When should you use a DBA or an LLC?
You can often use a DBA and an LLC in conjunction. It's important to consider the distinct implications of each when determining what best suits your business.
When to use a DBA
When deciding whether to adopt a DBA, consider if your existing business structure would benefit. A DBA is a straightforward and cost-effective option for sole proprietors who want to operate under a different name than their legal name. If you run an existing LLC, partnership, or corporation looking to switch lines of business or expand geographically, a DBA can be a practical way to align your business name with an evolving strategy.
When to use an LLC
One critical consideration is determining how important liability limitation is to you. Forming an LLC may be a prudent choice if you have personal assets that need protection from potential business liabilities.
An LLC might also make sense if your business has multiple owners or you want a more formal structure than a partnership. Aside from offering more protection for members, it provides clearer guidelines for governance and operation and opportunities to formally distinguish different members’ roles. If you envision significant growth or plan to attract investors, the credibility and structure of an LLC may also be beneficial.
When to use both
In many cases, businesses choose to operate with both a DBA and an LLC. For instance, your business’s formal legal entity may be an LLC so you can enjoy personal liability protection and tax benefits. But your state may require that all LLCs include the words “limited liability company” or an approved abbreviation in its official business name. In this case, if you want to leave “LLC” off marketing materials or your website, you might adopt a DBA to conduct business under a less clunky, more marketable name.
DBA vs. LLC FAQ
Is it better to have a DBA or an LLC?
Choosing a business name under a DBA is suitable for simple changes without altering the company structure, and it’s ideal for conducting business in a sole proprietorship. An LLC, meanwhile, offers protection of personal assets with pass-through tax benefits—and you can still use a DBA if you want to operate under a different business name.

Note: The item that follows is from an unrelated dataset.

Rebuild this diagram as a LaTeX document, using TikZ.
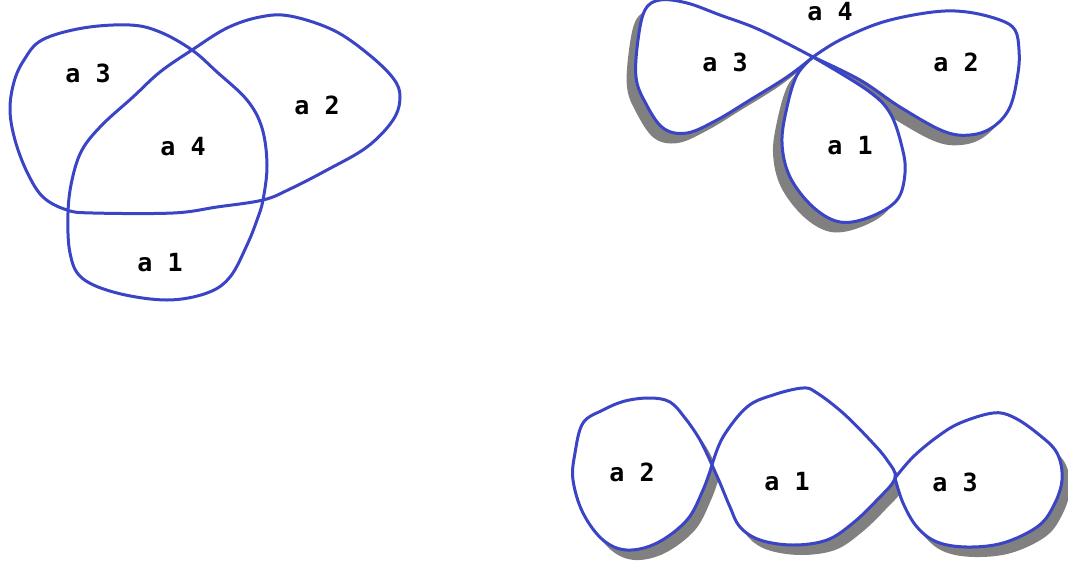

Why would an LLC use a DBA?
An LLC may register a DBA to adapt to changes such as new business offerings or expanding geographic markets. For example, it may rename itself from “LA Threads-on-Demand LLC” to “California Threads-on-Demand” to represent growth beyond Los Angeles or to remove “LLC” from the name for marketing and advertising.
How do you start an LLC?
When starting an LLC, you must choose a unique business name, file formation documents, outline your LLC’s structure including business profits distribution in an operating agreement, obtain an employer identification number (EIN) from the IRS if you hire staff, and fulfill state-specific requirements like appointing a registered agent and securing business licenses.
Can you change a DBA to an LLC?
Yes. Transitioning from a DBA to an LLC involves registering the LLC using your DBA as the new entity’s legal business name, creating a new and distinct entity.